Delightful Jalapeño and Cranberry Cream Cheese Bites combine creamy, tangy, and spicy flavors in crisp phyllo cups, perfect as an appetizer for any occasion.
Author:Kate
Prep Time:15 minutes
Cook Time:15 minutes
Total Time:30 minutes
Yield:15 servings
Category:Appetizer
Method:Baking
Cuisine:American
Diet:Vegetarian
Ingredients
Phyllo Cups
1 package (15 count) frozen phyllo cups
Filling
8 oz cream cheese, softened
1/4 cup dried cranberries, finely chopped
2 jalapeños, seeded and minced
1/4 cup green onions, thinly sliced
1/2 tsp garlic powder
1/4 tsp salt
Topping
1/4 cup shredded cheddar cheese
Instructions
Preheat Oven: Preheat your oven to 350°F (175°C) and arrange the frozen phyllo cups evenly on a baking sheet.
Prepare Filling: In a medium bowl, thoroughly mix softened cream cheese, finely chopped dried cranberries, minced and seeded jalapeños, thinly sliced green onions, garlic powder, and salt until the mixture is uniform.
Fill Phyllo Cups: Spoon the cream cheese mixture evenly into each phyllo cup, filling just below the rim to allow space for melting cheese on top.

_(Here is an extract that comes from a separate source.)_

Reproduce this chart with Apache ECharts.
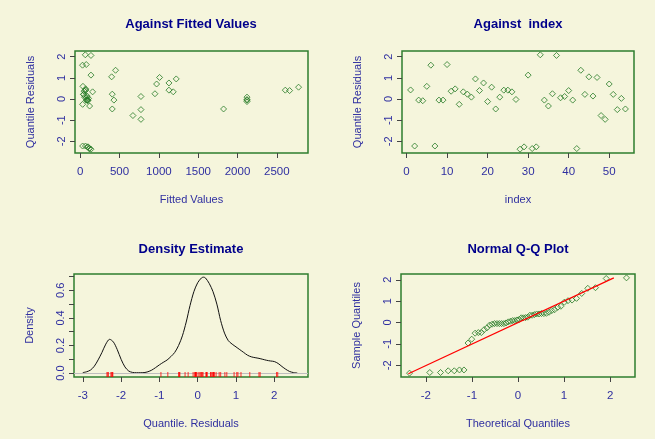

Add Topping: Sprinkle shredded cheddar cheese on top of each filled phyllo cup for a golden, melted finish.
Bake: Bake in the preheated oven for 15 minutes until the cheese is melted and the phyllo cups turn golden brown.
Cool and Serve: Remove from oven and let cool for 5 minutes before serving warm for best flavor and texture.
Notes
Ensure jalapeños are seeded to control the level of spiciness.
For a milder version, reduce the number of jalapeños or omit entirely.
If phyllo cups are frozen solid, allow them to thaw for a few minutes before filling to prevent cracking.
You can substitute dried cranberries with fresh ones if available, but chop finely and pat dry to avoid excess moisture.
For a sharper flavor, swap cheddar with pepper jack or a smoked cheese.
These bites are best served warm but can be stored refrigerated and reheated gently before serving.